In his first public talk he had regaled audiences with his anti-Catholic speeches to much excitement. But the next day, with rumours swirling in the city that local Catholics planned to retaliate, Gavazzi had to scramble to find another church in which to speak after his first host reluctantly cancelled his appearance. Another church opened its doors to him and so Gavazzi spoke on what he titled the Catholic church’s “ancient and modern inquisition.”

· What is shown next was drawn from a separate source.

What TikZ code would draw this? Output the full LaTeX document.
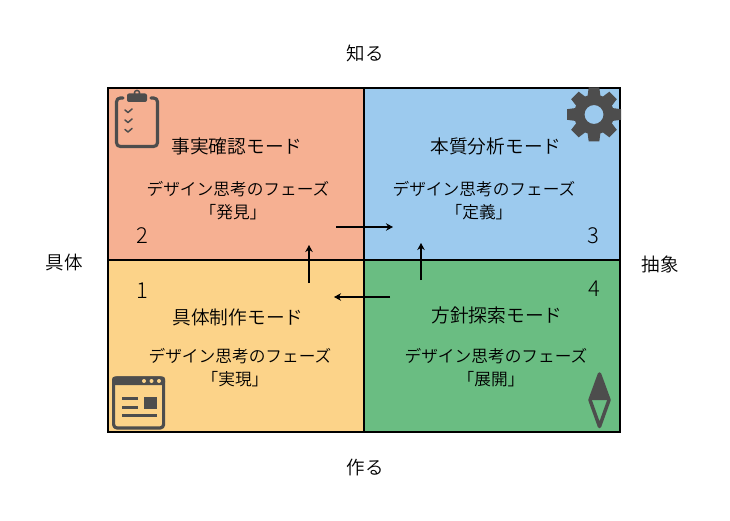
\documentclass[tikz,border=0pt]{standalone}
\usepackage{fontspec}
\setmainfont{Noto Sans CJK JP DemiLight}
\newfontfamily\numfont{Noto Sans CJK JP Light}
\usetikzlibrary{arrows.meta}
\definecolor{cred}{HTML}{F6B092}
\definecolor{cblue}{HTML}{9CCAEE}
\definecolor{cyel}{HTML}{FCD389}
\definecolor{cgreen}{HTML}{6ABD82}
\definecolor{icon}{HTML}{4D4D4D}
\newcommand{\shifted}[1]{#1\hspace*{10pt}}
\tikzset{
  quad/.style={draw=black,line width=1.5pt},
  mode/.style={font=\fontsize{18.7}{22}\selectfont,inner sep=0pt},
  phase/.style={font=\fontsize{16.7}{23}\selectfont,align=center,inner sep=0pt},
  axis/.style={font=\fontsize{18.5}{22}\selectfont,inner sep=0pt},
  num/.style={font=\numfont\fontsize{22}{24}\selectfont,inner sep=0pt},
  flow/.style={line width=1.3pt,-{Stealth[length=7pt,width=7.5pt]}},
  iconline/.style={draw=icon,line width=3.2pt,line cap=round,line join=round},
  iconthin/.style={draw=icon,line width=1.5pt,line cap=round,line join=round},
}
\begin{document}
\begin{tikzpicture}[x=1pt,y=-1pt]
\useasboundingbox (0,0) rectangle (730,521);
\fill[white] (0,0) rectangle (730,521);
% quadrants
\fill[cred] (108,88) rectangle (364,260);
\fill[cblue] (364,88) rectangle (620,260);
\fill[cyel] (108,260) rectangle (364,432);
\fill[cgreen] (364,260) rectangle (620,432);
\draw[quad] (108,88) rectangle (620,432);
\draw[quad] (364,88) -- (364,432);
\draw[quad] (108,260) -- (620,260);
% axis labels
\node[axis] (top) at (365,53) {知る};
\node[axis] (bottom) at (365,467) {作る};
\node[axis] (left) at (64,262) {具体};
\node[axis] (right) at (660,264) {抽象};
% titles
\node[mode] (m2) at (237,146) {事実確認モード};
\node[mode] (m3) at (496,146) {本質分析モード};
\node[mode] (m1) at (238,317) {具体制作モード};
\node[mode] (m4) at (497,315) {方針探索モード};
% phases
\node[phase] (p2) at (238,201) {デザイン思考のフェーズ\\\shifted{「発見」}};
\node[phase] (p3) at (484,201) {デザイン思考のフェーズ\\\shifted{「定義」}};
\node[phase] (p1) at (240,368) {デザイン思考のフェーズ\\\shifted{「実現」}};
\node[phase] (p4) at (496,368) {デザイン思考のフェーズ\\\shifted{「展開」}};
% numbers
\node[num] (n2) at (142,236) {2};
\node[num] (n3) at (593,236) {3};
\node[num] (n1) at (142,291) {1};
\node[num] (n4) at (594,289) {4};
% arrows
\coordinate (a1s) at (309,283); \coordinate (a1e) at (309,245);
\coordinate (a2s) at (336,227); \coordinate (a2e) at (393,227);
\coordinate (a3s) at (421,280); \coordinate (a3e) at (421,243);
\coordinate (a4s) at (390,297); \coordinate (a4e) at (334,297);
\draw[flow] (a1s) -- (a1e);
\draw[flow] (a2s) -- (a2e);
\draw[flow] (a3s) -- (a3e);
\draw[flow] (a4s) -- (a4e);
% clipboard icon
\draw[iconline] (123,98) -- (120.5,98) .. controls (118,98) and (116.5,99.5) .. (116.5,102) -- (116.5,142.5) .. controls (116.5,145) and (118,146.5) .. (120.5,146.5) -- (153.5,146.5) .. controls (156,146.5) and (157.5,145) .. (157.5,142.5) -- (157.5,102) .. controls (157.5,99.5) and (156,98) .. (153.5,98) -- (151,98);
\fill[icon,rounded corners=2pt] (127,93.5) rectangle (147,102);
\draw[icon,line width=1.5pt] (137,93) circle[radius=2.6];
\draw[iconthin] (125,110) -- (128,112.5) -- (132,109);
\draw[iconthin] (125,120) -- (128,122.5) -- (132,119);
\draw[iconthin] (125,129.5) -- (128,132) -- (132,128.5);
% gear icon
\begin{scope}[shift={(594,114.5)}]
\foreach \a in {0,45,...,315}{
  \fill[icon,rotate=\a] (-6.5,-18) -- (-5.3,-27) -- (5.3,-27) -- (6.5,-18) -- cycle;
}
\fill[icon,even odd rule] (0,0) circle[radius=20] (0,0) circle[radius=9.5];
\end{scope}
% browser icon
\draw[iconline,rounded corners=3.5pt] (113.6,378) rectangle (163.6,428);
\fill[icon,rounded corners=3pt] (112,376.4) rectangle (165.2,385);
\fill[cyel] (144,381) circle[radius=2];
\fill[cyel] (151.5,381) circle[radius=2];
\fill[cyel] (159,381) circle[radius=2];
\fill[icon] (144,396.5) rectangle (156.5,409);
\fill[icon] (122,396.5) rectangle (138,400);
\fill[icon] (122,405.5) rectangle (138,409);
\fill[icon] (122,413.5) rectangle (156.5,417);
% compass icon
\draw[icon,line width=3.5pt,line join=round] (599.5,374) -- (609,400) -- (599.5,426.5) -- (590,400) -- cycle;
\fill[icon] (599.5,374) -- (609,400) -- (590,400) -- cycle;
\end{tikzpicture}
\end{document}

That night, crowds of angry Catholics gathered outside the church even as, inside, Gavazzi offered lurid descriptions of the horrid torture practices of the church during the inquisition. He then turned to the controversial subject of Ireland and the protestant-Catholic fights in that part of the British Isles—a subject bound to be more difficult in Quebec, what with the large numbers of recent famine Irish migrants. That’s when someone in the audience shouted:
“It’s a lie!” And then “Turn him out!”
Perhaps that had been a signal because, at just that moment, the crowd outside the church began its assault. Stones crashed through the windows and rioters burst through the doors. Chaos erupted as rioters attempted to storm the pulpit and pull Gavazzi down. That’s when he grabbed a chair, employing it as a weapon. Others in the crowd hurled songbooks at him. Protestants and Catholics shouted and shoved each other in a general melee. Several angry detractors pushed their way through the crowd and up to the pulpit, heaving Gavazzi off his perch from a height of fifteen feet. Luckily, he landed on the crowd below, their bodies softening his fall. He got to his feet and was helped to safety.
Yet as Gavazzi limped away into the night, the divisions of the Canadas played themselves out in tumultuous fashion amid shouts and shoving on the streets of Quebec.